Entering the cave of the heart

As I mentioned already, in the night before I travelled to India I saw Satyajit Ray’s entire Apu trilogy in one sitting.  The trilogy attuned me to the Indian culture with the ‘song of the little road’ (Pather Panchali) in my mind. The journey in India itself progressed along with the Ray films until I saw his last film, Agantuk, and understood that a film or movie is experienced in the viewer’s heart. Cinema awakes the caveman in each of us. Very significantly Ray’s last film shows us the famous bison that was painted in a cave some fifteen thousand years ago. In Agantuk the actor Utpal Dutt gives a human face to the antique bison.

Thus, cinema at its best  − or should I say watching a movie at its best? − is to enter the cave of one’s heart and contemplate the images some cave men − old or new − have created on the walls of the cave.


[1] The word ‘beautiful’ here is the equivalent of the Bengali word ‘sundar’, one of the most typically Bengali words that I know.

[2] I have dealt with this subject in my book The Ways of Film Studies. Film Theory and the Interpretation of Films. With an essay on Freud by Dr. Somnath Zutshi. Delhi, Ajanta Publications, 1992. Chapter One, part 3. What is a film? (pp.7-10)

[3] The Greek word ‘theorein’ means to see, to have a vision, hence the English word ‘theory’.


[4] I borrow the expression applied to Argentina, his own country, by filmmaker Fernando E. Solanas (1936-1988). The very title of his film La Hora de los Hornos (The Hour of the Furnaces, 1968) reminds me of Sholay.

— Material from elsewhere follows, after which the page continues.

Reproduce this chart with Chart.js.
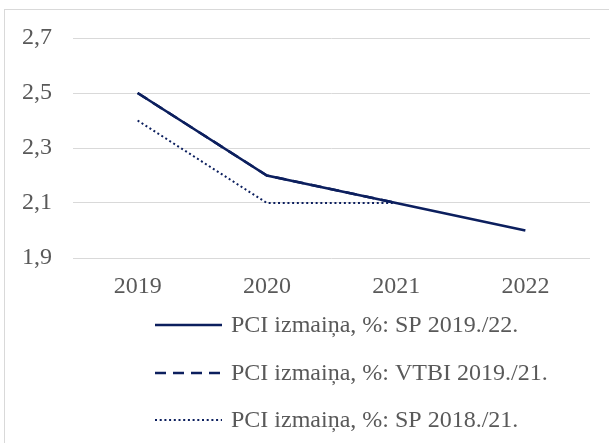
<!DOCTYPE html>
<html>
<head>
<meta charset="utf-8">
<script src="https://cdn.jsdelivr.net/npm/chart.js@4/dist/chart.umd.min.js"></script>
<style>
html,body{margin:0;padding:0;background:#fff;}
#wrap{width:609px;height:443px;position:relative;}
</style>
</head>
<body>
<div id="wrap"><canvas id="c" width="609" height="443"></canvas></div>
<script>
const categories = ['2019', '2020', '2021', '2022'];
const seriesNames = ['PCI izmaiņa, %: SP 2019./22.', 'PCI izmaiņa, %: VTBI 2019./21.', 'PCI izmaiņa, %: SP 2018./21.'];
const sp2019_22 = [2.5, 2.2, 2.1, 2.0];
const vtbi2019_21 = [2.5, 2.2, 2.1, null];
const sp2018_21 = [2.4, 2.1, 2.1, null];
const yTicks = [1.9, 2.1, 2.3, 2.5, 2.7];

const NAVY = '#0c1f5e';
const TXT = '#595959';
const FONT = '"Liberation Serif", "Times New Roman", serif';

const dashes = [[], [11, 7], [2, 2.7]];
const widths = [2.5, 2.5, 2];

const legendPlugin = {
  id: 'customLegend',
  beforeDraw(chart) {
    const ctx = chart.ctx;
    ctx.save();
    ctx.fillStyle = '#fff';
    ctx.fillRect(0, 0, chart.width, chart.height);
    ctx.strokeStyle = '#d9d9d9';
    ctx.lineWidth = 1;
    ctx.strokeRect(4.5, 9.5, 700, 600);
    ctx.restore();
  },
  afterDraw(chart) {
    const ctx = chart.ctx;
    ctx.save();
    const x0 = 155, x1 = 222, tx = 231;
    const rows = [325, 373, 420];
    chart.data.datasets.forEach((ds, i) => {
      const y = rows[i];
      ctx.strokeStyle = ds.borderColor;
      ctx.lineWidth = ds.borderWidth;
      ctx.setLineDash(ds.borderDash || []);
      ctx.beginPath();
      ctx.moveTo(x0, y);
      ctx.lineTo(x1, y);
      ctx.stroke();
      ctx.setLineDash([]);
      ctx.fillStyle = TXT;
      ctx.font = '24px ' + FONT;
      ctx.textBaseline = 'middle';
      ctx.textAlign = 'left';
      ctx.fillText(ds.label, tx, y + 1);
    });
    ctx.restore();
  }
};

const datasets = [sp2019_22, vtbi2019_21, sp2018_21].map((d, i) => ({
  label: seriesNames[i],
  data: d,
  borderColor: NAVY,
  backgroundColor: NAVY,
  borderWidth: widths[i],
  borderDash: dashes[i],
  borderCapStyle: 'butt',
  pointRadius: 0,
  tension: 0,
  fill: false,
  spanGaps: false
}));

new Chart(document.getElementById('c'), {
  type: 'line',
  data: { labels: categories, datasets },
  options: {
    responsive: false,
    animation: false,
    events: [],
    layout: { padding: { left: 0, right: 19, top: 38, bottom: 125 } },
    plugins: { legend: { display: false }, tooltip: { enabled: false } },
    scales: {
      x: {
        offset: true,
        grid: { display: false, drawTicks: false },
        border: { display: false },
        ticks: { color: TXT, font: { family: FONT, size: 24 }, padding: 14, maxRotation: 0 },
        afterFit(s) { s.height = 60; }
      },
      y: {
        min: 1.9,
        max: 2.7,
        afterBuildTicks(s) { s.ticks = yTicks.map(v => ({ value: v })); },
        grid: { color: '#d9d9d9', lineWidth: 1, drawTicks: false },
        border: { display: false },
        ticks: {
          color: TXT,
          font: { family: FONT, size: 24 },
          padding: 21,
          callback: v => Number(v).toFixed(1).replace('.', ',')
        },
        afterFit(s) { s.width = 73; }
      }
    }
  },
  plugins: [legendPlugin]
});
</script>
</body>
</html>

[5] See my book The Indian Film theory, Chapter 3, Part 5, From the Natyasastra to Sholay. Also Dissanayake, Wimal, and Sahai, Malti: Sholay, a cultural reading, Wiley Eastern, 1992, pp. 118-119





Father Gaston Roberge, SJ is a Quebecer living in Kolkata for nearly fifty years. He teaches at St. Xavier's College, Kolkata in the Film Department. His avid interest in Indian cinema and cinema in general has led him to publish several significant books on media and cinema. Fr. Roberge is the founder of Chitrabani – the only independent film library in Kolkata. He has authored several books and contributed many articles to different publications on cinema.